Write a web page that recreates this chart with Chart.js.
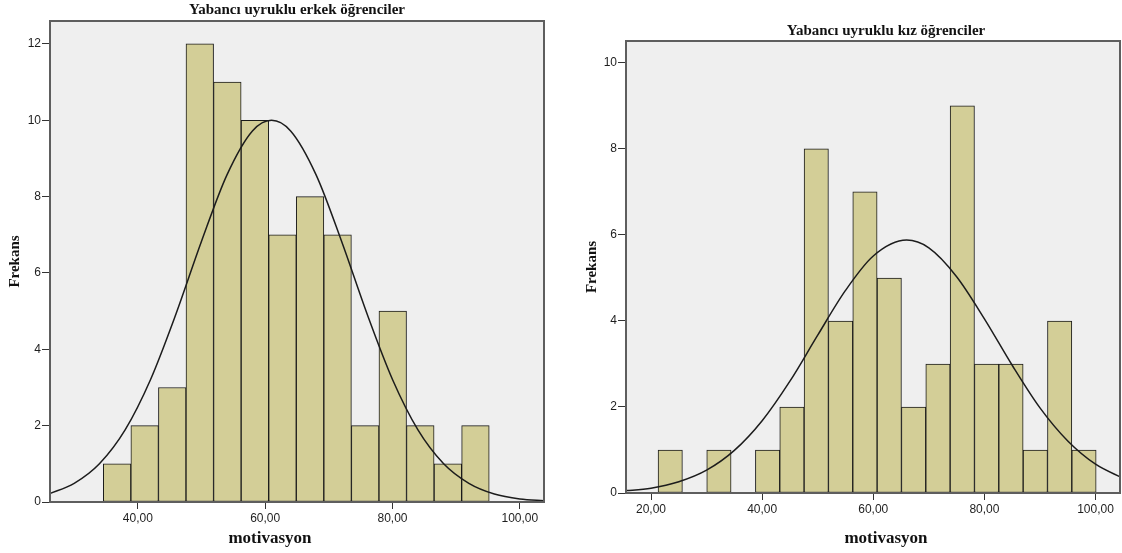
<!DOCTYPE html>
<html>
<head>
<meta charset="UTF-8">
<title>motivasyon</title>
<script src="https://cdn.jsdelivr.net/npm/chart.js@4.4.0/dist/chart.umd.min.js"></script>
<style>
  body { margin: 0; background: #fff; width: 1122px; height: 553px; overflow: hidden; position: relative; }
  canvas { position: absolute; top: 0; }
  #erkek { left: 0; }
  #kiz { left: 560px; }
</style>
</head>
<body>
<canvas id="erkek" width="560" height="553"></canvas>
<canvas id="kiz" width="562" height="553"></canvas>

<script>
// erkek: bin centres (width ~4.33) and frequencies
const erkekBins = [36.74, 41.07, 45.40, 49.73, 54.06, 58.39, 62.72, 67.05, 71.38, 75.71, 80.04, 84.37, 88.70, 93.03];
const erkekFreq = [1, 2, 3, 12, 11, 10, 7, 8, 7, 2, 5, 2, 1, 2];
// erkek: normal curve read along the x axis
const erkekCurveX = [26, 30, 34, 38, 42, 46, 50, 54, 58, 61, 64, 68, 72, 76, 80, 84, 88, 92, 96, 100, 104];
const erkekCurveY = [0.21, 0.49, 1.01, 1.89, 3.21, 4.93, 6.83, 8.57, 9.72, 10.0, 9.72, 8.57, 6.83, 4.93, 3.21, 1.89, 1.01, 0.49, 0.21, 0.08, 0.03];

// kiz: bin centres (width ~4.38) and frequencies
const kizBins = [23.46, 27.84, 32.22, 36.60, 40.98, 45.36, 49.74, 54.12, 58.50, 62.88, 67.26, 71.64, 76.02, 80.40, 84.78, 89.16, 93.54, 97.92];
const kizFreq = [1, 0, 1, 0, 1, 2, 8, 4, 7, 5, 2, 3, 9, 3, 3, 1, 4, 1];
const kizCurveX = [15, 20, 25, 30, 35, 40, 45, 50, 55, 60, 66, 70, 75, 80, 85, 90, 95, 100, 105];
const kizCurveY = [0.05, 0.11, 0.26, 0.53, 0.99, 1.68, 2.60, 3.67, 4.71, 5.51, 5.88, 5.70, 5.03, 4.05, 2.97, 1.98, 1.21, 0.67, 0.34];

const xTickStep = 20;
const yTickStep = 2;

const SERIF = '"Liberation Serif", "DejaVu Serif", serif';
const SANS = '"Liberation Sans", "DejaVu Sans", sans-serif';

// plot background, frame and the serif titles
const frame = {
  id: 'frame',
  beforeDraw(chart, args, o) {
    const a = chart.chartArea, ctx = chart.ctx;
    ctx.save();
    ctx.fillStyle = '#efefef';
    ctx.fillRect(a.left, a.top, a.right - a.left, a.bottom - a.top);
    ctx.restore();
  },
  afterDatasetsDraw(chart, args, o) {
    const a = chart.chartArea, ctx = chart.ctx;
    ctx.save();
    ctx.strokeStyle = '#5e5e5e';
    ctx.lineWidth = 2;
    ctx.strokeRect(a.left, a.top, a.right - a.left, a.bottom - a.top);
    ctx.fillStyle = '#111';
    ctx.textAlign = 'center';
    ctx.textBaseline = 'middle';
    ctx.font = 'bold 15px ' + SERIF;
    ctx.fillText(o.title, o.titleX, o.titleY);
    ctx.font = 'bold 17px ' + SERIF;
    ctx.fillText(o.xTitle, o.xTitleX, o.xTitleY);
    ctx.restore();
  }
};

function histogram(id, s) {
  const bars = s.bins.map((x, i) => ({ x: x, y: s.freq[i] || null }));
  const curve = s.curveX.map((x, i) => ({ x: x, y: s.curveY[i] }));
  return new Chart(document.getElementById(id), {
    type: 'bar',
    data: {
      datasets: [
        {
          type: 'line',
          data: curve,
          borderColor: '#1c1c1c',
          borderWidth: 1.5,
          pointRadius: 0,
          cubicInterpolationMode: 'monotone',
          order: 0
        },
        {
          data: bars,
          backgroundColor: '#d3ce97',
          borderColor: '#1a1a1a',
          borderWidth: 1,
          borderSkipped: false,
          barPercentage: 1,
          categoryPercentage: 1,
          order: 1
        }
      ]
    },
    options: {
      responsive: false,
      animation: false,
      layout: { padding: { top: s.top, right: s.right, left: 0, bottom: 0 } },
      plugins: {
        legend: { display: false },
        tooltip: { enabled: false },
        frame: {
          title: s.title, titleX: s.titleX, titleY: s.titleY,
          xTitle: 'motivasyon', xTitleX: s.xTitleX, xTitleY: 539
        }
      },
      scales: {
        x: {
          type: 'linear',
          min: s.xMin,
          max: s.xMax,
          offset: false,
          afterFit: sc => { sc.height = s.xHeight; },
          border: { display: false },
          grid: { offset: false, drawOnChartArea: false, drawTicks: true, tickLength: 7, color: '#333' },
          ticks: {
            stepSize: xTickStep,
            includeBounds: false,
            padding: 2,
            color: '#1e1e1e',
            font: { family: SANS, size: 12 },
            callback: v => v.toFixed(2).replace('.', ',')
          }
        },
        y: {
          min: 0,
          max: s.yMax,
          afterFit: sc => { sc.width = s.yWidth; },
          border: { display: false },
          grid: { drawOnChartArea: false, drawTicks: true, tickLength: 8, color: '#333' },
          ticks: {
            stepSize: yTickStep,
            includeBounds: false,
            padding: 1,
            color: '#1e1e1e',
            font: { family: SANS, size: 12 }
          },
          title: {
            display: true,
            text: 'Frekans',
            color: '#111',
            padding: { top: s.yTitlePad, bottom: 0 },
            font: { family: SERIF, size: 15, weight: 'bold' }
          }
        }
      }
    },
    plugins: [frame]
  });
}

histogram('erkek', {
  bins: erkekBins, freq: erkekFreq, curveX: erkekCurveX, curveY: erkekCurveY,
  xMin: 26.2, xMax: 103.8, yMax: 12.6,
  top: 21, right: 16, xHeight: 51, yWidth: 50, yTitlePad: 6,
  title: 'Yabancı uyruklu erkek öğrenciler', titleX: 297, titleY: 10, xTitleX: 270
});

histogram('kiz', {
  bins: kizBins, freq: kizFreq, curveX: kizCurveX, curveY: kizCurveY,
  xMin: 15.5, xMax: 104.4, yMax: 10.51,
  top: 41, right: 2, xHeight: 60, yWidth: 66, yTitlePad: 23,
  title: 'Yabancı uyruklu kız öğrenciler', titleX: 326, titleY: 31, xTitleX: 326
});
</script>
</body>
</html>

-=-=-=-=-

— WHAT THE TASK ASKS —
What is needed is an exact reproduction of the data, pictures excluded.

— TASK OUTPUT —
Write a web page that recreates this chart with Chart.js.
<!DOCTYPE html>
<html>
<head>
<meta charset="UTF-8">
<title>motivasyon</title>
<script src="https://cdn.jsdelivr.net/npm/chart.js@4.4.0/dist/chart.umd.min.js"></script>
<style>
  body { margin: 0; background: #fff; width: 1122px; height: 553px; overflow: hidden; position: relative; }
  canvas { position: absolute; top: 0; }
  #erkek { left: 0; }
  #kiz { left: 560px; }
</style>
</head>
<body>
<canvas id="erkek" width="560" height="553"></canvas>
<canvas id="kiz" width="562" height="553"></canvas>

<script>
// erkek: bin centres (width ~4.33) and frequencies
const erkekBins = [36.74, 41.07, 45.40, 49.73, 54.06, 58.39, 62.72, 67.05, 71.38, 75.71, 80.04, 84.37, 88.70, 93.03];
const erkekFreq = [1, 2, 3, 12, 11, 10, 7, 8, 7, 2, 5, 2, 1, 2];
// erkek: normal curve read along the x axis
const erkekCurveX = [26, 30, 34, 38, 42, 46, 50, 54, 58, 61, 64, 68, 72, 76, 80, 84, 88, 92, 96, 100, 104];
const erkekCurveY = [0.21, 0.49, 1.01, 1.89, 3.21, 4.93, 6.83, 8.57, 9.72, 10.0, 9.72, 8.57, 6.83, 4.93, 3.21, 1.89, 1.01, 0.49, 0.21, 0.08, 0.03];

// kiz: bin centres (width ~4.38) and frequencies
const kizBins = [23.46, 27.84, 32.22, 36.60, 40.98, 45.36, 49.74, 54.12, 58.50, 62.88, 67.26, 71.64, 76.02, 80.40, 84.78, 89.16, 93.54, 97.92];
const kizFreq = [1, 0, 1, 0, 1, 2, 8, 4, 7, 5, 2, 3, 9, 3, 3, 1, 4, 1];
const kizCurveX = [15, 20, 25, 30, 35, 40, 45, 50, 55, 60, 66, 70, 75, 80, 85, 90, 95, 100, 105];
const kizCurveY = [0.05, 0.11, 0.26, 0.53, 0.99, 1.68, 2.60, 3.67, 4.71, 5.51, 5.88, 5.70, 5.03, 4.05, 2.97, 1.98, 1.21, 0.67, 0.34];

const xTickStep = 20;
const yTickStep = 2;

const SERIF = '"Liberation Serif", "DejaVu Serif", serif';
const SANS = '"Liberation Sans", "DejaVu Sans", sans-serif';

// plot background, frame and the serif titles
const frame = {
  id: 'frame',
  beforeDraw(chart, args, o) {
    const a = chart.chartArea, ctx = chart.ctx;
    ctx.save();
    ctx.fillStyle = '#efefef';
    ctx.fillRect(a.left, a.top, a.right - a.left, a.bottom - a.top);
    ctx.restore();
  },
  afterDatasetsDraw(chart, args, o) {
    const a = chart.chartArea, ctx = chart.ctx;
    ctx.save();
    ctx.strokeStyle = '#5e5e5e';
    ctx.lineWidth = 2;
    ctx.strokeRect(a.left, a.top, a.right - a.left, a.bottom - a.top);
    ctx.fillStyle = '#111';
    ctx.textAlign = 'center';
    ctx.textBaseline = 'middle';
    ctx.font = 'bold 15px ' + SERIF;
    ctx.fillText(o.title, o.titleX, o.titleY);
    ctx.font = 'bold 17px ' + SERIF;
    ctx.fillText(o.xTitle, o.xTitleX, o.xTitleY);
    ctx.restore();
  }
};

function histogram(id, s) {
  const bars = s.bins.map((x, i) => ({ x: x, y: s.freq[i] || null }));
  const curve = s.curveX.map((x, i) => ({ x: x, y: s.curveY[i] }));
  return new Chart(document.getElementById(id), {
    type: 'bar',
    data: {
      datasets: [
        {
          type: 'line',
          data: curve,
          borderColor: '#1c1c1c',
          borderWidth: 1.5,
          pointRadius: 0,
          cubicInterpolationMode: 'monotone',
          order: 0
        },
        {
          data: bars,
          backgroundColor: '#d3ce97',
          borderColor: '#1a1a1a',
          borderWidth: 1,
          borderSkipped: false,
          barPercentage: 1,
          categoryPercentage: 1,
          order: 1
        }
      ]
    },
    options: {
      responsive: false,
      animation: false,
      layout: { padding: { top: s.top, right: s.right, left: 0, bottom: 0 } },
      plugins: {
        legend: { display: false },
        tooltip: { enabled: false },
        frame: {
          title: s.title, titleX: s.titleX, titleY: s.titleY,
          xTitle: 'motivasyon', xTitleX: s.xTitleX, xTitleY: 539
        }
      },
      scales: {
        x: {
          type: 'linear',
          min: s.xMin,
          max: s.xMax,
          offset: false,
          afterFit: sc => { sc.height = s.xHeight; },
          border: { display: false },
          grid: { offset: false, drawOnChartArea: false, drawTicks: true, tickLength: 7, color: '#333' },
          ticks: {
            stepSize: xTickStep,
            includeBounds: false,
            padding: 2,
            color: '#1e1e1e',
            font: { family: SANS, size: 12 },
            callback: v => v.toFixed(2).replace('.', ',')
          }
        },
        y: {
          min: 0,
          max: s.yMax,
          afterFit: sc => { sc.width = s.yWidth; },
          border: { display: false },
          grid: { drawOnChartArea: false, drawTicks: true, tickLength: 8, color: '#333' },
          ticks: {
            stepSize: yTickStep,
            includeBounds: false,
            padding: 1,
            color: '#1e1e1e',
            font: { family: SANS, size: 12 }
          },
          title: {
            display: true,
            text: 'Frekans',
            color: '#111',
            padding: { top: s.yTitlePad, bottom: 0 },
            font: { family: SERIF, size: 15, weight: 'bold' }
          }
        }
      }
    },
    plugins: [frame]
  });
}

histogram('erkek', {
  bins: erkekBins, freq: erkekFreq, curveX: erkekCurveX, curveY: erkekCurveY,
  xMin: 26.2, xMax: 103.8, yMax: 12.6,
  top: 21, right: 16, xHeight: 51, yWidth: 50, yTitlePad: 6,
  title: 'Yabancı uyruklu erkek öğrenciler', titleX: 297, titleY: 10, xTitleX: 270
});

histogram('kiz', {
  bins: kizBins, freq: kizFreq, curveX: kizCurveX, curveY: kizCurveY,
  xMin: 15.5, xMax: 104.4, yMax: 10.51,
  top: 41, right: 2, xHeight: 60, yWidth: 66, yTitlePad: 23,
  title: 'Yabancı uyruklu kız öğrenciler', titleX: 326, titleY: 31, xTitleX: 326
});
</script>
</body>
</html>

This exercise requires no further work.